### Your instructions
From the entries provided below, copy each line that contains the word "this".

─── Data shown

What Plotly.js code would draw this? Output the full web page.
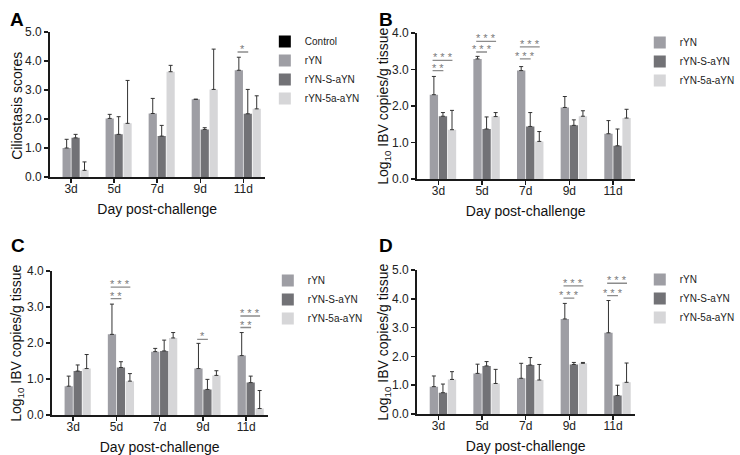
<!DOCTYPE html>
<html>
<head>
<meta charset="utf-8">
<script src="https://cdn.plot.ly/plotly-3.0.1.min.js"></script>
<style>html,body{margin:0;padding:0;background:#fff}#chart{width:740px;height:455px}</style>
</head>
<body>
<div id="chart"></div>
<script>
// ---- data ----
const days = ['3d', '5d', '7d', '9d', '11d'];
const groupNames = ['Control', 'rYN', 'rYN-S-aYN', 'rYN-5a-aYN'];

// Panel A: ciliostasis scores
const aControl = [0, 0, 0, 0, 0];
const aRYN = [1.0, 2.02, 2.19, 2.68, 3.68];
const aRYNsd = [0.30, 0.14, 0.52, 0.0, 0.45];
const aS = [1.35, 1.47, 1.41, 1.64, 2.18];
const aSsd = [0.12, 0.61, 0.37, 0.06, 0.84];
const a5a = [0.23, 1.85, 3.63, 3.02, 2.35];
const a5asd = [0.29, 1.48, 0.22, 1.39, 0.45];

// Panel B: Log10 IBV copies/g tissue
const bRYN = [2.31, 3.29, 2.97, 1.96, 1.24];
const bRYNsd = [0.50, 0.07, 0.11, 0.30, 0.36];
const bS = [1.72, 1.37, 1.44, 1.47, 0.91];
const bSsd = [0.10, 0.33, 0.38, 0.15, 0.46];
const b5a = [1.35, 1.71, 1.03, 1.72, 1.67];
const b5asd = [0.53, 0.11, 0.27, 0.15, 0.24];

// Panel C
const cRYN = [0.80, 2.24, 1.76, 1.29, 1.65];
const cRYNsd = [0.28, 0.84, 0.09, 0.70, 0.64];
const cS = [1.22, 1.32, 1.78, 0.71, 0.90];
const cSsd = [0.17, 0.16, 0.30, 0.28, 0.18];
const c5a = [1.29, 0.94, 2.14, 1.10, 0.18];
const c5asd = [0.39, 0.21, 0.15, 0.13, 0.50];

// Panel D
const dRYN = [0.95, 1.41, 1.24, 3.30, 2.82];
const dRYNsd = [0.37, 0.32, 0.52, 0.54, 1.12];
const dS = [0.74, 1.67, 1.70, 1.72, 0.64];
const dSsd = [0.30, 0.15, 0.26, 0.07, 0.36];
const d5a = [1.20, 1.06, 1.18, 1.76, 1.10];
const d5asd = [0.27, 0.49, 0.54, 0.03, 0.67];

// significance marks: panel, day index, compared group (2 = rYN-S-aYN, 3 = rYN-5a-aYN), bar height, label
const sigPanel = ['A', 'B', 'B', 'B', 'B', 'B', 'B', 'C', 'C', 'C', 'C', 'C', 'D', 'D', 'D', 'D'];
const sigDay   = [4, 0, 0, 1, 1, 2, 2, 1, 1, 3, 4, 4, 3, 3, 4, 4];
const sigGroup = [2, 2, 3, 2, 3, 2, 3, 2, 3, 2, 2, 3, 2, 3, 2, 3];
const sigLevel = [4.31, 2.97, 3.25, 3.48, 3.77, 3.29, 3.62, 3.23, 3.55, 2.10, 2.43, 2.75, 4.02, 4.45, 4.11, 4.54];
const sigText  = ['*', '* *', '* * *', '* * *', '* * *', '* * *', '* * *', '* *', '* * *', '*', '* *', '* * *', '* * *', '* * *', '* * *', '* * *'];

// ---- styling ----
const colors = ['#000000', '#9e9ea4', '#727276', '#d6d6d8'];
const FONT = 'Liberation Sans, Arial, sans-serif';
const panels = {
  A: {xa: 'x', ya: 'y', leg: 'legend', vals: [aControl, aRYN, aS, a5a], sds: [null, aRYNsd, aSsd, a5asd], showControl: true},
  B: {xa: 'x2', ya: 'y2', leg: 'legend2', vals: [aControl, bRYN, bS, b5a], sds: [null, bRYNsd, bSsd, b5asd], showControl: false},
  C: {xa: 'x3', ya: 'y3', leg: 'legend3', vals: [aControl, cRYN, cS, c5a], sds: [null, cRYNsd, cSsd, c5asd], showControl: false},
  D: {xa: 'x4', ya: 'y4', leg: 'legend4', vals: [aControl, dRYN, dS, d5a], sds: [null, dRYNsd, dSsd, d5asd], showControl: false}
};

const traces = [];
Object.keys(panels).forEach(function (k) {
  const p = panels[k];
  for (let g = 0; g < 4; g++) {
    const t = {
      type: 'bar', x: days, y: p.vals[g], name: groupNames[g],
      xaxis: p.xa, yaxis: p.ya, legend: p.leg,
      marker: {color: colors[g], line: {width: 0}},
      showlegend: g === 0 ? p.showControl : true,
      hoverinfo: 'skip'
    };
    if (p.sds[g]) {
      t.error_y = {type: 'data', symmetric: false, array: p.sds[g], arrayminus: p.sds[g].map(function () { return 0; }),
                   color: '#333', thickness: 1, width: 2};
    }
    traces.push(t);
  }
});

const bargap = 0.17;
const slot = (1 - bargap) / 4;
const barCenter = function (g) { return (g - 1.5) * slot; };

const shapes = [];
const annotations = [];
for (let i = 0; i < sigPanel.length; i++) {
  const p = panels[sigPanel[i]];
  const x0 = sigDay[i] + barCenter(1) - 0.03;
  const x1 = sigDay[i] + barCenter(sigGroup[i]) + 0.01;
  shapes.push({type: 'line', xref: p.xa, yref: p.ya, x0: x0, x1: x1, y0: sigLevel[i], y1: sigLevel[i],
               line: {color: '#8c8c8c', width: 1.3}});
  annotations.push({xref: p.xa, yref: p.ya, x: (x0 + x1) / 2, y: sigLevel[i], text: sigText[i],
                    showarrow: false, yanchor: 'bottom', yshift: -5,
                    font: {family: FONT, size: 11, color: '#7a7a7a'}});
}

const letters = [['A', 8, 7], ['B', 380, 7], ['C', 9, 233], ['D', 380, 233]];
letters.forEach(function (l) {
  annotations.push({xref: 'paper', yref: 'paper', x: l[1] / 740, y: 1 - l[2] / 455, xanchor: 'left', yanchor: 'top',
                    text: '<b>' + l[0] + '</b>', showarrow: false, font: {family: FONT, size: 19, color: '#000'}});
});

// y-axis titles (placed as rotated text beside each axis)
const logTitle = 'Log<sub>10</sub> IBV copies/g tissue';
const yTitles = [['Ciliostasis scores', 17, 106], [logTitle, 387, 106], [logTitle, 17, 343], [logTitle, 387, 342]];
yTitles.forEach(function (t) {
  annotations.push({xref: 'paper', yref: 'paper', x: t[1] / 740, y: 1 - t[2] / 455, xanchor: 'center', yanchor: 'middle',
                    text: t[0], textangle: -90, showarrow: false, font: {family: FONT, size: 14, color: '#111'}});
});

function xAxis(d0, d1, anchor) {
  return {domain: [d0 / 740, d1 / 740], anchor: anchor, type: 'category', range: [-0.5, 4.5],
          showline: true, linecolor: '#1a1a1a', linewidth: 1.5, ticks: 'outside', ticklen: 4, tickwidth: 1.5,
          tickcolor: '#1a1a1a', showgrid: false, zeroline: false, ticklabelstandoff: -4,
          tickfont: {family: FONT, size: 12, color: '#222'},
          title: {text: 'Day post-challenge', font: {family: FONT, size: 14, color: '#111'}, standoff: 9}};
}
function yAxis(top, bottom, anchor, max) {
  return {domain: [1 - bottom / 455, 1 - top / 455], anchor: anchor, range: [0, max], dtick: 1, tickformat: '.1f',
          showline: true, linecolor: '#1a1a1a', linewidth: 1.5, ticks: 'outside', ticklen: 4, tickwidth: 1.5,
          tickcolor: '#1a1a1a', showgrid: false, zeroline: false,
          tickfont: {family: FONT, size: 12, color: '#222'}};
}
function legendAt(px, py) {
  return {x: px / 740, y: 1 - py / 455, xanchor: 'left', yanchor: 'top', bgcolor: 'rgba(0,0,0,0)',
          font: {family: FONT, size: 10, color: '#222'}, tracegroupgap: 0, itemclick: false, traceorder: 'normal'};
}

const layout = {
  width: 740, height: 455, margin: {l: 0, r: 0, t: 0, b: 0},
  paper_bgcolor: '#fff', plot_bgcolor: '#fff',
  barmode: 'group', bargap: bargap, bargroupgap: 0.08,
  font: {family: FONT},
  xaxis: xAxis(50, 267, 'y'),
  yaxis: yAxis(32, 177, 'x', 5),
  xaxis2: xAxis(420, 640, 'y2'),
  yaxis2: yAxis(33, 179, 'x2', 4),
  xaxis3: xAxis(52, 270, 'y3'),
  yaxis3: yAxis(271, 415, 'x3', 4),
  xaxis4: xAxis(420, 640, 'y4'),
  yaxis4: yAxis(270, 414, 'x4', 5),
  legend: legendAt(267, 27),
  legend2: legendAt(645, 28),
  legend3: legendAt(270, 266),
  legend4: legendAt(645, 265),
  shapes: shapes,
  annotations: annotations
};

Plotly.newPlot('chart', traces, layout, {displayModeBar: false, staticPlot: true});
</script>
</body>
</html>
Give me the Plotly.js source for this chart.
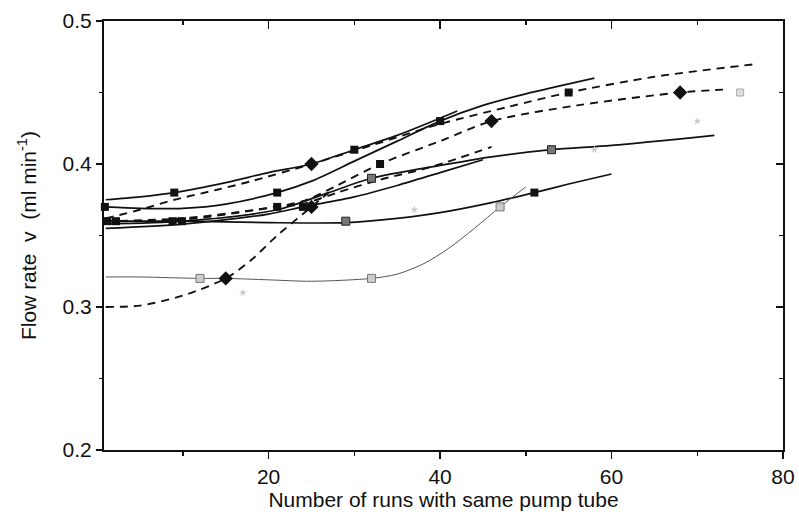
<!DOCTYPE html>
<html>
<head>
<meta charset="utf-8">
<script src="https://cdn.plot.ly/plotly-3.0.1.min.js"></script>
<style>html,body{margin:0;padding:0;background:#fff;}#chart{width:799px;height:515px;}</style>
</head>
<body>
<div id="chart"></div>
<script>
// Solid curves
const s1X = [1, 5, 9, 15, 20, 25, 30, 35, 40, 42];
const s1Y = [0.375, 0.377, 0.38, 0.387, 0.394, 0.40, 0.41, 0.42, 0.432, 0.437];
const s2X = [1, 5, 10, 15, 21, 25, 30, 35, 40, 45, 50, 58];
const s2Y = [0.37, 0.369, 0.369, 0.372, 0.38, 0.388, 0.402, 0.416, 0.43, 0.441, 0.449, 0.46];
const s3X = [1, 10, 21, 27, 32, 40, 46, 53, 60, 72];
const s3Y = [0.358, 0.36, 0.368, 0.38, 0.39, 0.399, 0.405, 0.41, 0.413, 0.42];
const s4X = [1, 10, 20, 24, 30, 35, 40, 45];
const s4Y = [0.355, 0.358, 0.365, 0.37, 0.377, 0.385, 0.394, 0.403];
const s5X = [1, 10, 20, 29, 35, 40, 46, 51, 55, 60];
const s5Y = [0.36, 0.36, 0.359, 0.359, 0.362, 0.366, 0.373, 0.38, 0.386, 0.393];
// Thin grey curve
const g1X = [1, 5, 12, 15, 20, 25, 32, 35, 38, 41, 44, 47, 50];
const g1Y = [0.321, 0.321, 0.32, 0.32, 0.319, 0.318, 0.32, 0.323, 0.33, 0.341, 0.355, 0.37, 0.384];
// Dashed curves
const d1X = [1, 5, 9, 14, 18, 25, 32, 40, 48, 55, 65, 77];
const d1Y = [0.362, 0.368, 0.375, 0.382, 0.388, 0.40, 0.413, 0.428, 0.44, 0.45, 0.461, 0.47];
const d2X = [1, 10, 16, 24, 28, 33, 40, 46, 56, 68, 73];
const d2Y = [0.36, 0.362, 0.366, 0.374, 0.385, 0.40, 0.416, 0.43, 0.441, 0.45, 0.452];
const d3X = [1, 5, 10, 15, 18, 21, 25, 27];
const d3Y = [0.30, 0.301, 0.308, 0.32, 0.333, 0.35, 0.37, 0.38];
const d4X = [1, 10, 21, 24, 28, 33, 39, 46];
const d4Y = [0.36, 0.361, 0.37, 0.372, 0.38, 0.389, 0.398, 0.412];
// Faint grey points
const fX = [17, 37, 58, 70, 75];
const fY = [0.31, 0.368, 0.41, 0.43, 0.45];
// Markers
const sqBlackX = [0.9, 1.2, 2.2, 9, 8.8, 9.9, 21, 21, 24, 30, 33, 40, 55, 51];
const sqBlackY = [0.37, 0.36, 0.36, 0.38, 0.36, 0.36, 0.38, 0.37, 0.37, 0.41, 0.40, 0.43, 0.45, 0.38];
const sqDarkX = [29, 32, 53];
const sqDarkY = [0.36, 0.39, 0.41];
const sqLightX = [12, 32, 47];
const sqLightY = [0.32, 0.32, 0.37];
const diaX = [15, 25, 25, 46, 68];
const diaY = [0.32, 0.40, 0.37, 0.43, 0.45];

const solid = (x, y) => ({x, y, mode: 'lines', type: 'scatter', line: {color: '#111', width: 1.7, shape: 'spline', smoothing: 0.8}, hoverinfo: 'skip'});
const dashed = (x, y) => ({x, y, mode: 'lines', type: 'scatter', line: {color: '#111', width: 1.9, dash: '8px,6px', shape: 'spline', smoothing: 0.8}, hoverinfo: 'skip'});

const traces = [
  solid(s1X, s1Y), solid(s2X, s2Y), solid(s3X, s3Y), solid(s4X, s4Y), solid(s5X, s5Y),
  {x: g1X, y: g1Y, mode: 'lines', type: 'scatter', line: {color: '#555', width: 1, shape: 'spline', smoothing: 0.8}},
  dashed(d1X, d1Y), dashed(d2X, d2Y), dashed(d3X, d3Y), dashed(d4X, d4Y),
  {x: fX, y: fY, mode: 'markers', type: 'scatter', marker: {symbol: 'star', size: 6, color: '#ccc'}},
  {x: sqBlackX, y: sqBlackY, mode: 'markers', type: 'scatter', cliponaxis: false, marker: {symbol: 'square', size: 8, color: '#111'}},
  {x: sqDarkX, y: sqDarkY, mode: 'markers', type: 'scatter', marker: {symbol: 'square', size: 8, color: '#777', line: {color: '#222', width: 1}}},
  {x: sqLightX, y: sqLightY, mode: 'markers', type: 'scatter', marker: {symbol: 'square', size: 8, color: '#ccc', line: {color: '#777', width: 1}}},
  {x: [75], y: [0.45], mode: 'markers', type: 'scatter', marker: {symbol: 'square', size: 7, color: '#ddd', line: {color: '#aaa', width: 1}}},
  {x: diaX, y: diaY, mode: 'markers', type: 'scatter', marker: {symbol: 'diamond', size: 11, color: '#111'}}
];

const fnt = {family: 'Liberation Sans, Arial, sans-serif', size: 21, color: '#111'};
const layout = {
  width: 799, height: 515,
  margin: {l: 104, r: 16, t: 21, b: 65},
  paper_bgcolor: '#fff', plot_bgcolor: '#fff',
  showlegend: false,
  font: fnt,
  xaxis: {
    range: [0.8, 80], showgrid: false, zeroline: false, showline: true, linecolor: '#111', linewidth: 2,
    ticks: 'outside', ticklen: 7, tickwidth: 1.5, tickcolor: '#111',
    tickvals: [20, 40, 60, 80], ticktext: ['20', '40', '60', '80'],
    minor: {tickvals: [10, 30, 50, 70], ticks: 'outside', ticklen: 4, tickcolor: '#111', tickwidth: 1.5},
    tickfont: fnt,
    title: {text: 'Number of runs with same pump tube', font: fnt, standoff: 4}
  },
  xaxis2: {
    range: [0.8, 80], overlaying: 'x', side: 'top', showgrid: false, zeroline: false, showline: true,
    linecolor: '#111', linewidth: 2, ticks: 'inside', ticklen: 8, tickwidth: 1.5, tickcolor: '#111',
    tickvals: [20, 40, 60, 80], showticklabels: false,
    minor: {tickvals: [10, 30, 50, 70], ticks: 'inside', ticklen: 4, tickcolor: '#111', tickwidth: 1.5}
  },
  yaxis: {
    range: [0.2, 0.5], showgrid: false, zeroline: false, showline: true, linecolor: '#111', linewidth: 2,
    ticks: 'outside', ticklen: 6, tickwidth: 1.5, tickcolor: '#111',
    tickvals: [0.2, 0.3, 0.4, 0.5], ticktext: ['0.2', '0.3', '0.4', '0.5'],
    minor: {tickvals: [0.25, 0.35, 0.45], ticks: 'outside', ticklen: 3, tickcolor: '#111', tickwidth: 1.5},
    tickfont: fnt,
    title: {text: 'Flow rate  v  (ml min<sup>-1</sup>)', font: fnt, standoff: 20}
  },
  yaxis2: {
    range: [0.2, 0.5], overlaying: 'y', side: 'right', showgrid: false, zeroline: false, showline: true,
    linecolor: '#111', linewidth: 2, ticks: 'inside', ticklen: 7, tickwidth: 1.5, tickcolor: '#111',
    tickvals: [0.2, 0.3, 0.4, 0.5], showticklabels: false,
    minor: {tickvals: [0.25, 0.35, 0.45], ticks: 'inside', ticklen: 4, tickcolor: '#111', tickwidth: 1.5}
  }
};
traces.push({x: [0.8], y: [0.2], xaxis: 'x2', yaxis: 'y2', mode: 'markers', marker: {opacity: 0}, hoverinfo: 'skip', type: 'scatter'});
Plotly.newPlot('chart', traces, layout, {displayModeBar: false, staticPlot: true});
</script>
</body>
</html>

──────

### Output
What Plotly.js code would draw this? Output the full web page.
Give me the Plotly.js source for this chart.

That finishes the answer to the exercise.